CultureLab • Ciclo temático

Bruno Duarte e Alexandra Fortes

Leituras críticas sobre a experiência da cidade – 6.ª sessão

Bruno Duarte e Alexandra Fortes, “Passagens de Walter Benjamin: Goldsmith, Kishik”

Resumo
Bruno Duarte

Walter Benjamin definiu de forma lapidar o método para o seu projecto das Passagens (1927-1940): “Montagem literária: Não tenho nada para dizer. Apenas para mostrar”. Mas enquanto a crítica filológica especializada se apressou em reconstruir de forma arquivística a ‘obra das Passagens’ de acordo com o que acreditava ser a intenção do autor, o mundo da arte entreviu nas palavras de Benjamin a possibilidade de se apropriar do seu método tomando-o à letra: a ideia de um livro unicamente formado por citações passou a servir de molde para um discurso sobre a criação e a não-criação artísticas.

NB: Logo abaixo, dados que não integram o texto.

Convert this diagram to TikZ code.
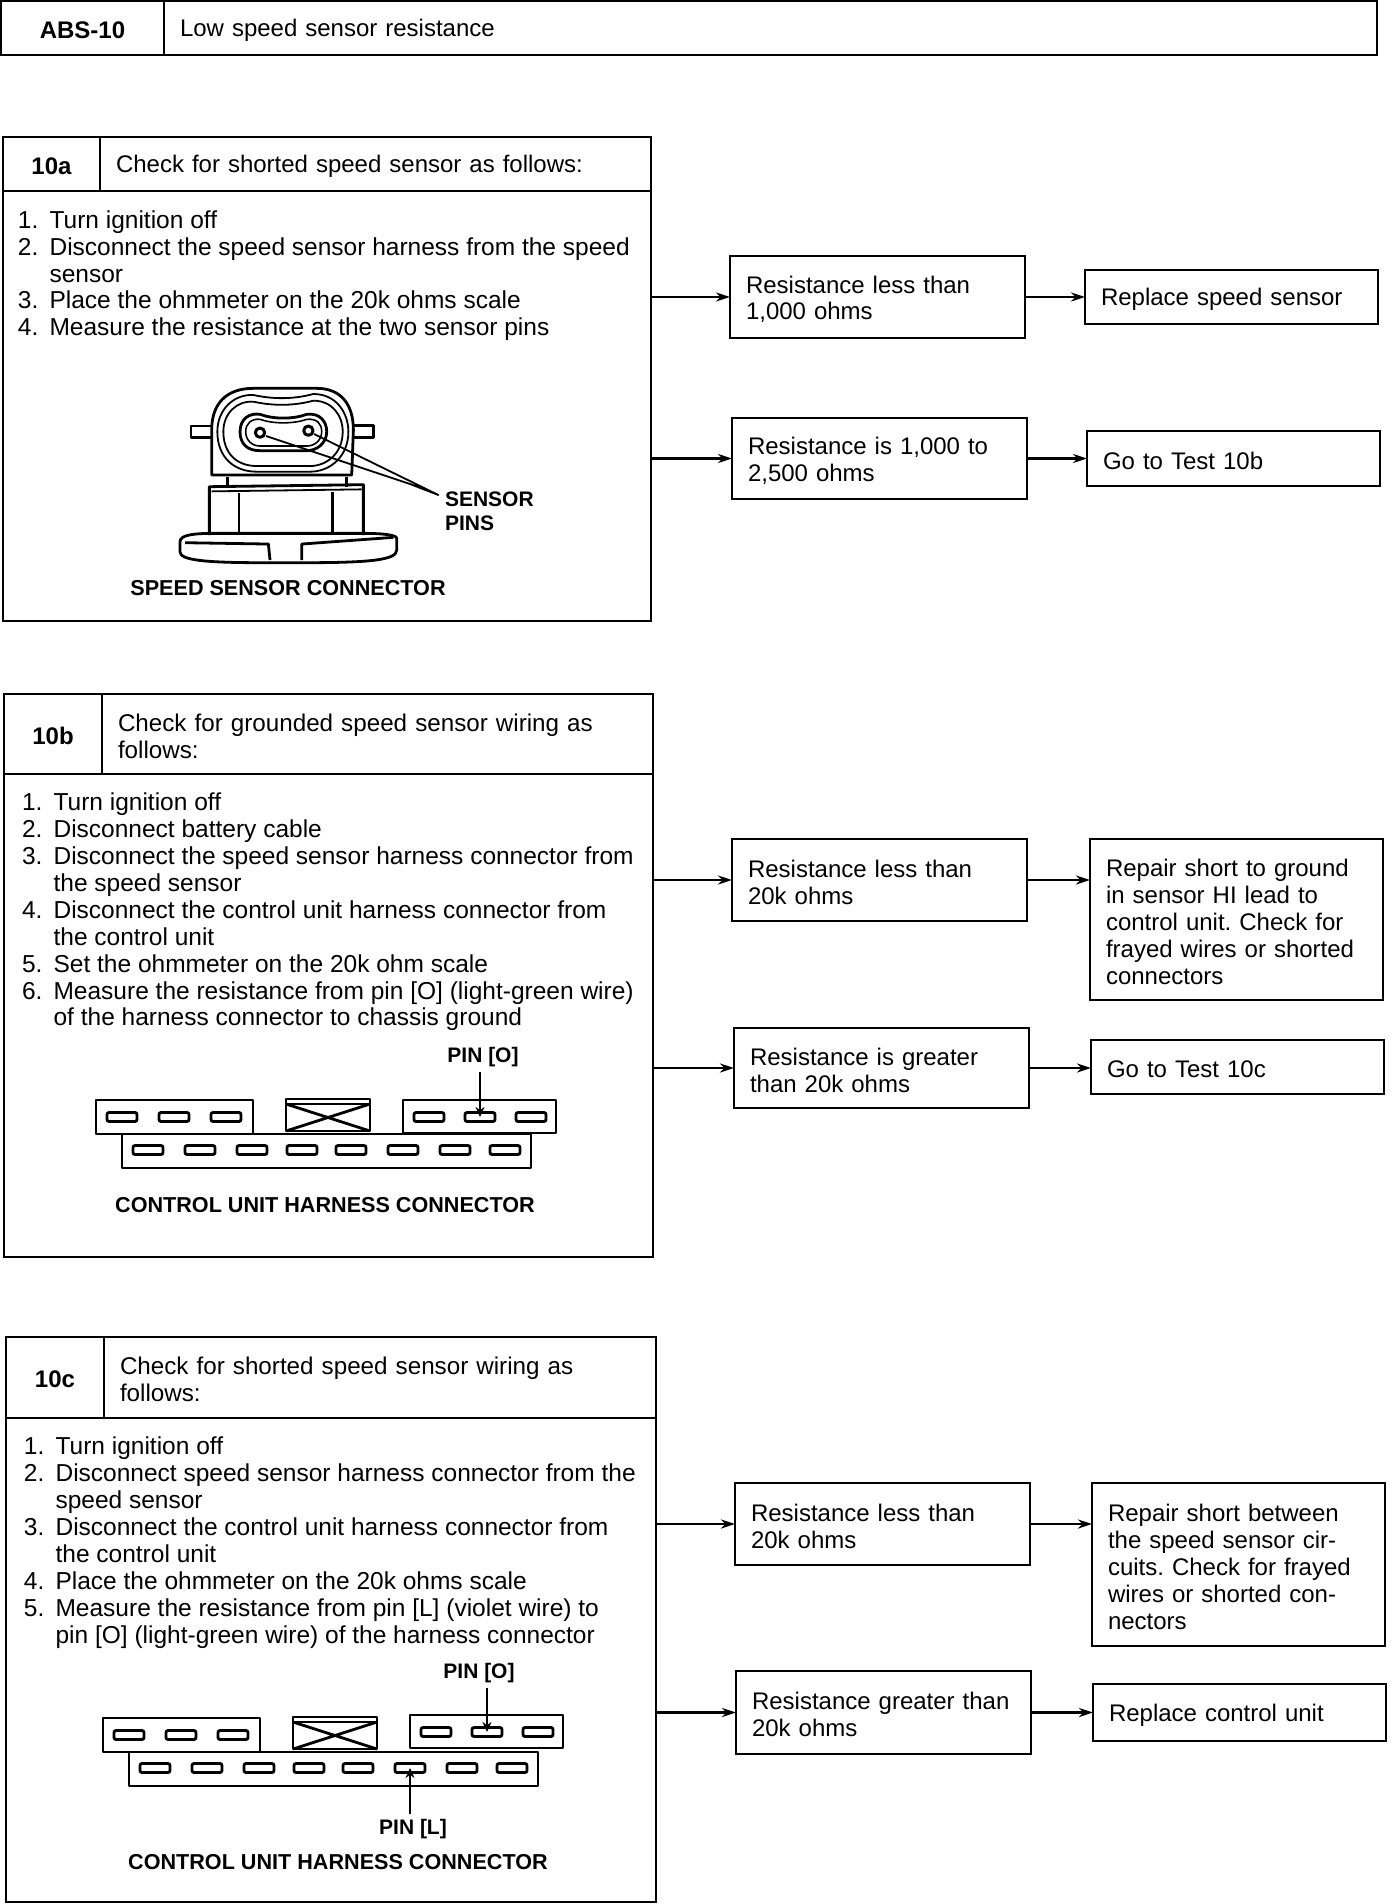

Um exemplo disso é o livro de Kenneth Goldsmith Capital: New York, Capital of the 20th Century (2015), que pretende transpor para um espaço e um tempo distintos um título (Paris, Capital do século XIX) e uma prática (a montagem de citações) pré-definidos. O que significa o conceito de “montagem” no espaço-limite entre a arte e a filosofia? Quais os limites da apropriação de uma obra que nunca chegou a sê-lo, e que juízo pode declarar essa apropriação como legítima ou ilegítima?

Alexandra Fortes

David Kishik imagina a “vida póstuma” de Benjamin em Nova Iorque, e, inspirado-se nela, as que ele teria analisado. O seu livro, The Manhattan Project, é uma experiência de pensamento, de filosofia da cidade e de crítica cultural. Simulando um comentário a um projecto inexistente sobre Nova Iorque, de Walter Benjamin, David Kishik aduz uma ficção de interpretação que alimenta outras ficções: as semelhanças entre a análise de Paris no projecto das Passagens e a de Nova Iorque no Manhattan Project. Ambas resultam de uma montagem literária cuidadosa, intencionalmente fragmentária, que explora as diferenças entre um Benjamin parisiense e um Benjamin nova-iorquino, em particular no que respeita ao abandono da concepção de “visão holística original”, que obrigava a confrontar os fragmentos com noções de ruína e de perda, e a adopção de um método que reúne os fragmentos num mosaico de formas de vida. The Manhattan Project salvaguarda a possibilidade de um “todo homogéneo (…) a que damos o nome de Nova Iorque” – uma “abstracção consciente” ou “grande narrativa urbana” ficcional. Trata-se pois de um exercício de imaginação que ilumina as nossas maneiras de viver, em especial nas grandes cidades.